内閣府学術会議事務局 この文書につきましては、当時の担当者が作成しまして、事務局長まで了解を得たものと承知している。
黒岩氏 担当者がどういう立場で、事務局長に上がるまではどういう決裁ラインだったのか。決裁文書あるんですか。
内閣府 当時の担当者が作成しまして、あのー、口頭で事務局長まで了解を得たものと承知しております。
=野党議員ら、「決裁文書がないのか」などとどよめき=
黒岩氏 文書があれだけのものができてるわけですよ。10ページくらいの。あれを担当者が指し示しながら「いいですか」とやったって意味ですか。
=野党議員ら「そんな行政手続きあるんですかね」「おそろしいね」=
内閣府 学術会議事務局として作成したものでして、途中段階でも事務局長までお話ししながら作成したと理解しております。
田村智子氏(共産) そもそも、どういう経緯で、何を目的に文書を作成することになったのか。
内閣府 今回の半数改選に向けて、被任命者数より多い候補者を推薦することについて法的な整理をしたと理解しています。
今井雅人氏(立憲) だからなぜそれを検討したんですか。
黒岩氏 今まで3年ごとに改選していて、合議なんてかけてない。
川内博史氏(立憲) 検討の端緒は何だったんですか。
内閣府 今回の半数改選に向けて、被任命者数より多い候補者を推薦することについて法的な整理をしたと理解しています。
川内氏 学術会議から法的解釈を整理するよう事務局に命じられたんですか?
内閣府 即答はできませんけれども、学術会議法の考え方について法制局におうかがいしたと……。
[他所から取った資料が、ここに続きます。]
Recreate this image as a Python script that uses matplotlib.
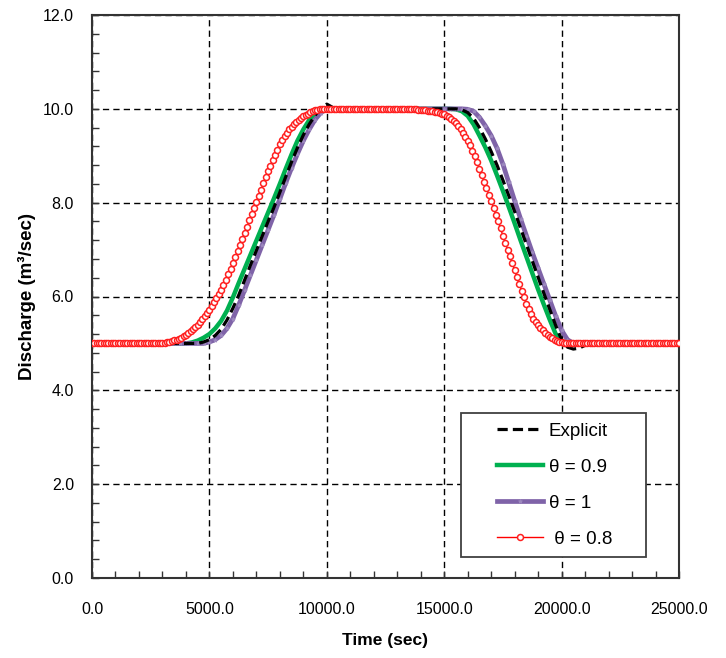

川内氏 だから学術会議から事務局は法解釈の整理を命じられたのかと聞いている。
今井氏 誰の依頼なんですか。
内閣府 会議からというわけではなく、事務局において、そのー、あのー、検討というか……。
小西洋之氏(立憲) 山極寿一会長(当時)に了解は取ってるんですか。こうした解釈を作ることについて。
内閣府 山極会長には内容についてご報告していると聞いております。
小西氏 この解釈を作った18年当時ですか。
内閣府 時期等詳細については、現在確認中です。
原口一博氏(立憲) 杉田和博官房副長官から、この法的解釈について合議をするようにという指示が来たでしょ。その日にちと文書を出してください。あなた方が事務局内部で自発的にやったことじゃないでしょ。杉田さんから、自分たちの裁量の余地を作るにはどうすればいいか考えろ、という指示が来ましたよね。
小西氏 杉田副長官から指示が来たというのは間違いないのか。
内閣府 ちょっと、承知してございません。
小西氏 誰の指示を受けて官僚組織のみなさんが作ったのか。大臣もいれば、杉田官房副長官もいる。官房長官、総理大臣もいる。